Cela a eu de l'effet puisque, en matière de salubrité, qui relève du préfet, nous avons eu 750 arrêtés préfectoraux en 2004, un montant très supérieur à ce que nous pouvions connaître il y a quelques années.

Nous avons franchi une étape supplémentaire dans ce domaine avec l'article 122 de la loi de programmation pour la cohésion sociale, qui a accordé au gouvernement une habilitation législative pour prendre deux ordonnances.

La première date du 15 décembre 2005 et elle devrait être prochainement proposée à la ratification du Parlement. Elle a pour objectif d'améliorer ce qui avait été prévu dans la loi SRU selon un système complexe -il faut bien le dire- consistant à considérer à la fois les deux types de procédure : péril et insalubrité.

La deuxième ordonnance pour laquelle le gouvernement a une habilitation est un système assez puissant que l'on peut appeler « séquestre immobilier spécial » et qui permettrait à des communes de récupérer les travaux qu'elles font en substitution des propriétaires indélicats qui ne font pas les travaux et qui ont disparu dans la nature un certain temps. Le bien étant séquestré, les loyers peuvent venir compenser le coût des travaux effectués par la commune. Bien entendu, une fois que la créance de la commune vis-à-vis du propriétaire se trouve de ce fait complètement honorée, le séquestre s'arrête et il n'y a pas d'expropriation. Il y a une limitation provisoire du droit de propriété au niveau du fructus, si j'ose dire.
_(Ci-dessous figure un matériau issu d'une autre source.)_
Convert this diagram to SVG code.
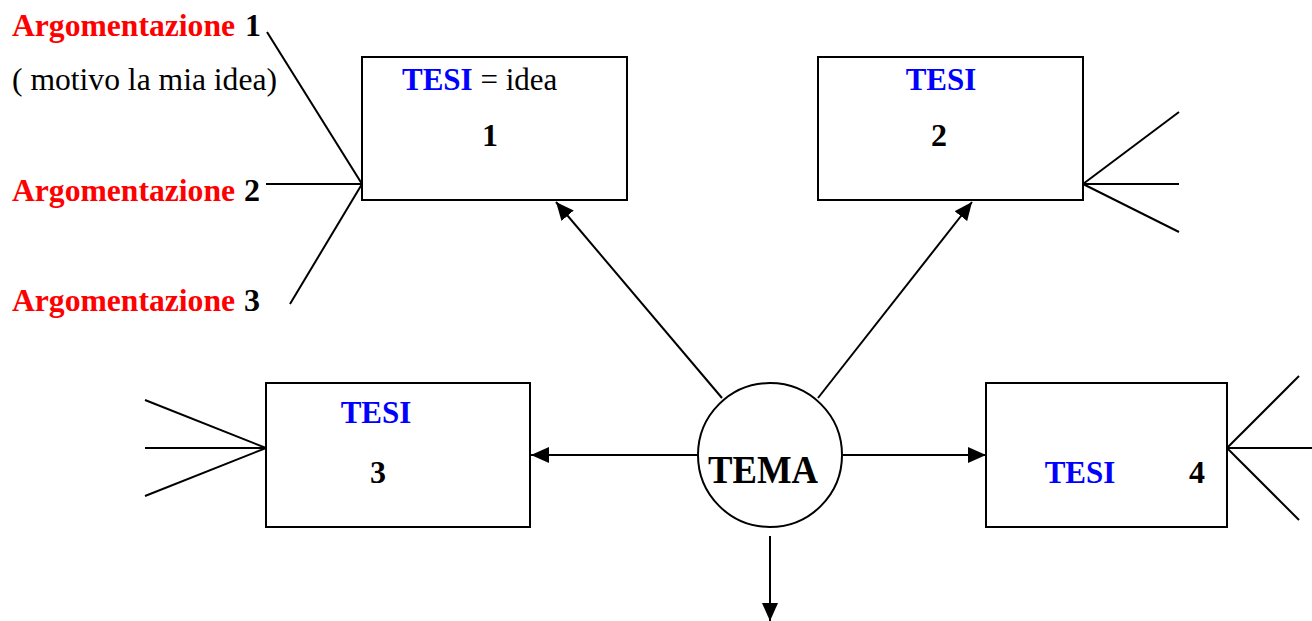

Je pense que c'est une mesure assez puissante, parce que les maires hésitent souvent à se lancer dans ce type de procédure, tout simplement, parce qu'ils craignent pour les finances locales : les travaux sur ce type de logement coûtent très cher.

J'en viens à un dernier point que je souhaite évoquer sur les situations à problème pouvant, mais non pas toujours, se traduire par des refus pour les immigrés clandestins. Il s'agit d'un sujet que nous gérons de plus loin, puisque c'est le ministère de l'outre-mer qui est évidemment en première ligne dans la mesure où il gère la ligne budgétaire unique qui regroupe les aides à la pierre en outre-mer, et nous nous y sommes intéressés au titre de l'urbanisme. Il s'agit notamment du problème des constructions illicites que l'on peut trouver en Guyane ou à Mayotte, sachant qu'en Guyane, un certain nombre de mesures ont été prises pour en démolir certaines, sous le crédit de ma direction générale. Cela ne remet pas en cause toute la compétence au titre de la ligne budgétaire unique, mais c'est un sujet qui est évidemment important et difficile.

Il est prévu également un certain nombre de sanctions au titre des constructions illicites, mais cela va de soi.

Enfin, nous n'avons aucune donnée statistique sur l'immigration clandestine. Nous avons bien sûr, régulièrement, les résultats du recensement et, entre les recensements, nous avons des enquêtes nationales sur le logement, la dernière datant de 2001-2002. Cela nous permet d'avoir une connaissance des conditions de logement des ménages étrangers, mais il est évident qu'à cette occasion, nous n'avons aucun moyen de déterminer quels sont les clandestins parmi les groupes d'étrangers.

Voilà ce que je voulais vous dire le plus brièvement possible, monsieur le président.

M. Georges Othily .- Nous vous remercions. Je me tourne vers M. le Rapporteur.

M. François-Noël Buffet, rapporteur .- Monsieur le directeur, vos propos ont été complets. Nous avons constaté tout de même une difficulté, en particulier outre-mer, et singulièrement à Mayotte, lorsque des personnes en situation irrégulière s'appropriaient des terrains appartenant à l'Etat pour y établir leurs constructions, qu'elles soient de fortune ou même parfois solides. La commission s'est demandée comment l'Etat pouvait laisser se pérenniser des situations de cette nature. Je suppose qu'il doit y avoir plusieurs explications. En avez-vous une sur ce point ?

M. Alain Lecomte .- Je n'ai pas de réponse complète. Je peux quand même vous indiquer qu'une ordonnance du 28 juillet 2005, relative à l'actualisation et à l'adaptation du droit de l'urbanisme à Mayotte, présente très clairement les dispositions relatives à l'acte de construire et à divers modes d'occupation des sols. Je vous signale notamment une disposition qui figure à la fin de l'article 4 de l'ordonnance et qui prévoit des conditions d'entrée et de séjour réguliers pour la protection des occupants dans les hypothèses d'expropriation à l'occasion d'opérations d'aménagement.

Il me semble donc que la sortie de cette ordonnance est aussi un moyen d'avoir une politique plus active en matière d'urbanisme, qui reste de la responsabilité des collectivités territoriales, bien entendu. En l'occurrence, je suppose qu'il s'agit de la collectivité unique de Mayotte.

M. Georges Othily, président .- Nous n'avons plus d'autres questions à vous poser, monsieur le directeur. Je vous remercie donc de ces renseignements, sachant que, si nous en avons besoin, nous vous demanderons des compléments.